La vie sans vélo, c'est joli aussi
Pierre Foglia, La Presse, Tour de France

Saint-Brieuc

Innocemment, sans se douter de l'énormité de sa question, une collègue me lance en passant devant mon bureau : « Tu pars pour le Tour de France ? T'es content ? Au fait, vas-tu les suivre à vélo ? »

Si je lui avais dit que j'allais couvrir les 500 milles d'Indianapolis, m'eût-elle demandé si j'allais les suivre en auto ?

Cette collègue ne se doute pas à quel point elle m'a troublé. Déjà que le tour de France me met dans tous mes états...

Le croiriez-vous, le Tour de France me dédouble. Je suis deux, tout d'un coup. Il y a en moi un cycliste ravi, réjoui, excité comme un pou sur un col de chemise, gaga comme un chihuahua devant le susucre que lui tend sa mémère. Et il y a le journaliste qui se demande quelle foutue idée il a eu d'accompagner ce cycliste, ce pou, ce chihuahua de merde. Durant les trois semaines du Tour, le cycliste trippe comme un fou toute la journée sur ce qu'il aime le plus au monde : le vélo. Tandis que le journaliste fait ce qu'il haït faire le plus au monde : de l'auto. Huit heures d'auto par jour pour se retrouver finalement devant son écran et devant ce troublant dilemme : comment écrire en même temps pour ma collègue qui s'imagine que je fais le Tour en vélo, et pour le lecteur averti à pédales qui attend que j'entre dans le vif du sujet sur le grand braquet ? Comment ?

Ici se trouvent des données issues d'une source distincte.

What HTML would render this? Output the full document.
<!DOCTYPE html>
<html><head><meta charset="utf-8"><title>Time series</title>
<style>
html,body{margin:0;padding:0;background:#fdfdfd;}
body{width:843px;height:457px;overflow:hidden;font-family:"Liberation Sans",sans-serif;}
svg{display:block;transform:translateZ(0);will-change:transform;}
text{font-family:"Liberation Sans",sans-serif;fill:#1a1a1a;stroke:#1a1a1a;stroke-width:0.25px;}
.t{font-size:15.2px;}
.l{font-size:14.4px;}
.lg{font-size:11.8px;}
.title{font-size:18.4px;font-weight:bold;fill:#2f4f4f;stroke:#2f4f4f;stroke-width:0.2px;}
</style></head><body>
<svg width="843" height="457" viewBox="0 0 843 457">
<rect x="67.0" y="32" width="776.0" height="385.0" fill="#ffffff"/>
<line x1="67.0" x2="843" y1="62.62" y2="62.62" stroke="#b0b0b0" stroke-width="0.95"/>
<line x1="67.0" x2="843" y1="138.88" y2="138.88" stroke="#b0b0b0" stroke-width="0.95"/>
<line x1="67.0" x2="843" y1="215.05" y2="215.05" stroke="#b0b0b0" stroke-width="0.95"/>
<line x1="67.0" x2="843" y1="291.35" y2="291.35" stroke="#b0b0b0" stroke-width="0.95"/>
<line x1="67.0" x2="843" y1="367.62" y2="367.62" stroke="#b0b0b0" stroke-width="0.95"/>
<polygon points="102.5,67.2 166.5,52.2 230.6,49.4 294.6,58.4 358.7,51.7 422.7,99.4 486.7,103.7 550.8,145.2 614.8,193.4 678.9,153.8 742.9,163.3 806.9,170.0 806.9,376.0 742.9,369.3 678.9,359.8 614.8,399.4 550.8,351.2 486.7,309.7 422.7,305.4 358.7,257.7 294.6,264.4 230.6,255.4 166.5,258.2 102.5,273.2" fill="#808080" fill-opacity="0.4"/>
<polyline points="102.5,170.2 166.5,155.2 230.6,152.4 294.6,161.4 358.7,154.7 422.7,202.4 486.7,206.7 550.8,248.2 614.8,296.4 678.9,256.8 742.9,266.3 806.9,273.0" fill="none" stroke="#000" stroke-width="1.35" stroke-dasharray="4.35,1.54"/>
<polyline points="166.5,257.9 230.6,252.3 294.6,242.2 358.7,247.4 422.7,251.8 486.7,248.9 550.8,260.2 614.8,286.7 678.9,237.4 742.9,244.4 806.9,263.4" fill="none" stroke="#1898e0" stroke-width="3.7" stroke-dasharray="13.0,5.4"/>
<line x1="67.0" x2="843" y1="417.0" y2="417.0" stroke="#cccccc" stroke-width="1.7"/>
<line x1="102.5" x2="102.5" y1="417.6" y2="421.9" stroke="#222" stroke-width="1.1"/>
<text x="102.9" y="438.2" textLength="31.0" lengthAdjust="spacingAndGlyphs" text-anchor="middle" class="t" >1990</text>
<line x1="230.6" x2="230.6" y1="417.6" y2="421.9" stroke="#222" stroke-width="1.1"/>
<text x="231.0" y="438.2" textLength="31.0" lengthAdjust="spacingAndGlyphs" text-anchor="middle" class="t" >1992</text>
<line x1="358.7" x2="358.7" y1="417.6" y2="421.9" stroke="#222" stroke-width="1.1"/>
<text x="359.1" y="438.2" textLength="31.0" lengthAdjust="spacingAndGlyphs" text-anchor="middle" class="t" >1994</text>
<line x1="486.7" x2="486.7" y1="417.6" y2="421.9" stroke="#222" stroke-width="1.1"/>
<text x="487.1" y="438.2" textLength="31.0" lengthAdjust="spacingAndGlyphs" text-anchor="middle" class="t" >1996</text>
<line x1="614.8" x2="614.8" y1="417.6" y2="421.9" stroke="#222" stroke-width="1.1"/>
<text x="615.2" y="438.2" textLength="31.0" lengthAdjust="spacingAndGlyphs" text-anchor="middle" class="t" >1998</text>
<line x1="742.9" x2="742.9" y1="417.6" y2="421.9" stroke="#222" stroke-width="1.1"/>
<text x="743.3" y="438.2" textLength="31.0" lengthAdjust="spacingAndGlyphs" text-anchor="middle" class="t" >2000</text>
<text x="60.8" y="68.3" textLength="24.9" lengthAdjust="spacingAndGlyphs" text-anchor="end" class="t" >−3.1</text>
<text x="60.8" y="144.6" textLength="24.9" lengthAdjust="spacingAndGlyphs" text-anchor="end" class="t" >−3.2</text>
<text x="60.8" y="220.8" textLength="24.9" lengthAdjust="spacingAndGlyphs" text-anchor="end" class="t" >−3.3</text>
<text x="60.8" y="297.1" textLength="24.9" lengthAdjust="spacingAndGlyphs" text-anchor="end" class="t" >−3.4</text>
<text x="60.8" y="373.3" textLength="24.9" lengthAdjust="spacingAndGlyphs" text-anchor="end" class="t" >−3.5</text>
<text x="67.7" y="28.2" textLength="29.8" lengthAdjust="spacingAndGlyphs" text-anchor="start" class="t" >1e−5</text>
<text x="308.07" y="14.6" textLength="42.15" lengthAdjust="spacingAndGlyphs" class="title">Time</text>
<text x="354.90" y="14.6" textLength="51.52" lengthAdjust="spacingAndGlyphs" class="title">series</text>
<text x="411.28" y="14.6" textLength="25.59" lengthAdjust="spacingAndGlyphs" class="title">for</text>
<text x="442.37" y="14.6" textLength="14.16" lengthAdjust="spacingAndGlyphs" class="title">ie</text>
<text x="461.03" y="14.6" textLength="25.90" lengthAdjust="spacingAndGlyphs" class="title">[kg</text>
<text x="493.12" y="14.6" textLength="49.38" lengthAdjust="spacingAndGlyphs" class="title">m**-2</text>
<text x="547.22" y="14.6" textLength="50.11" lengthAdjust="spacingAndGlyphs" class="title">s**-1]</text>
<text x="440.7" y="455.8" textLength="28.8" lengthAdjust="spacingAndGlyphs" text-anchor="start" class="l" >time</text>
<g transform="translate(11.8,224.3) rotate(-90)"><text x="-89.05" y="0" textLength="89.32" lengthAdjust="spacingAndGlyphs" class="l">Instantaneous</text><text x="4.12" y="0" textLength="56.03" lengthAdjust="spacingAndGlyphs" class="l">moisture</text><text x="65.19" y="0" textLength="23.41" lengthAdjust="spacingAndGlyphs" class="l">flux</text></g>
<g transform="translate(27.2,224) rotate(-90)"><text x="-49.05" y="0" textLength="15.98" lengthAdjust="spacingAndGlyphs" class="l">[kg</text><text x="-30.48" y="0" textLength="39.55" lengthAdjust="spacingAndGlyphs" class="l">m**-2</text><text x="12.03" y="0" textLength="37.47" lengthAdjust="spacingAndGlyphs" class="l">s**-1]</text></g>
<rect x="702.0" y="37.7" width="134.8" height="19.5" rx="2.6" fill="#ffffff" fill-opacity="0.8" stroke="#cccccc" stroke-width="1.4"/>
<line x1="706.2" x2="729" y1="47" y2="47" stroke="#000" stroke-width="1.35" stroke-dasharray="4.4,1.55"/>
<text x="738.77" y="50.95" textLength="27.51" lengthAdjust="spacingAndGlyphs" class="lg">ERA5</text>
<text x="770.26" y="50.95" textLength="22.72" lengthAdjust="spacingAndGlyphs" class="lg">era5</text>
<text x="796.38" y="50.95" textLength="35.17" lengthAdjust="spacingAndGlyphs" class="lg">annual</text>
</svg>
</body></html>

Je vais vous le dire comment : en parlant d'autre chose. Collets montés et mollets cotés, vous voilà avertis : je vous parlerai souvent d'autre chose.

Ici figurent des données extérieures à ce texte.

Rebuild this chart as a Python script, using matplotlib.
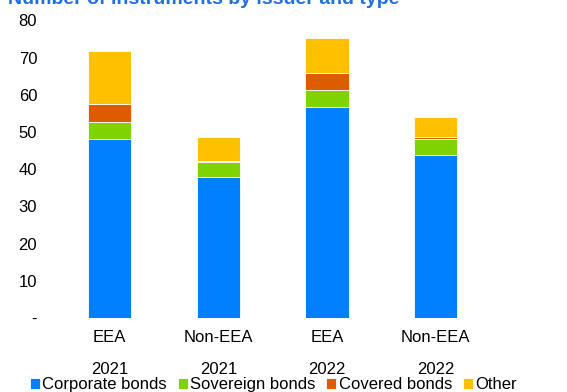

De la vie, eh oui. Nous allons encore parler de la vie, mon vieux.

Comme disait Rominger : « La vie sans vélo, c'est joli aussi ». Il a dit ça pour vrai. Le vainqueur du Tour d'Italie venait d'annoncer qu'il prendrait sa retraite à la fin de la saison prochaine et un journaliste lui a demandé ce qu'il ferait après. « Vous savez, la vie sans vélo, c'est joli aussi », lui a répondu Rominger.

J'aime bien Tony Rominger. Je le connais, je devrais plutôt dire : je le reconnais. Un angoissé. En passant à côté de lui, tu dis : « Me semble que t'es pâle Tony, t'es pas malade au moins ? » Et le voilà malade. Mais attention, juste les jambes, il est imbattable, sans la tête, c'est le meilleur coureur au monde actuellement.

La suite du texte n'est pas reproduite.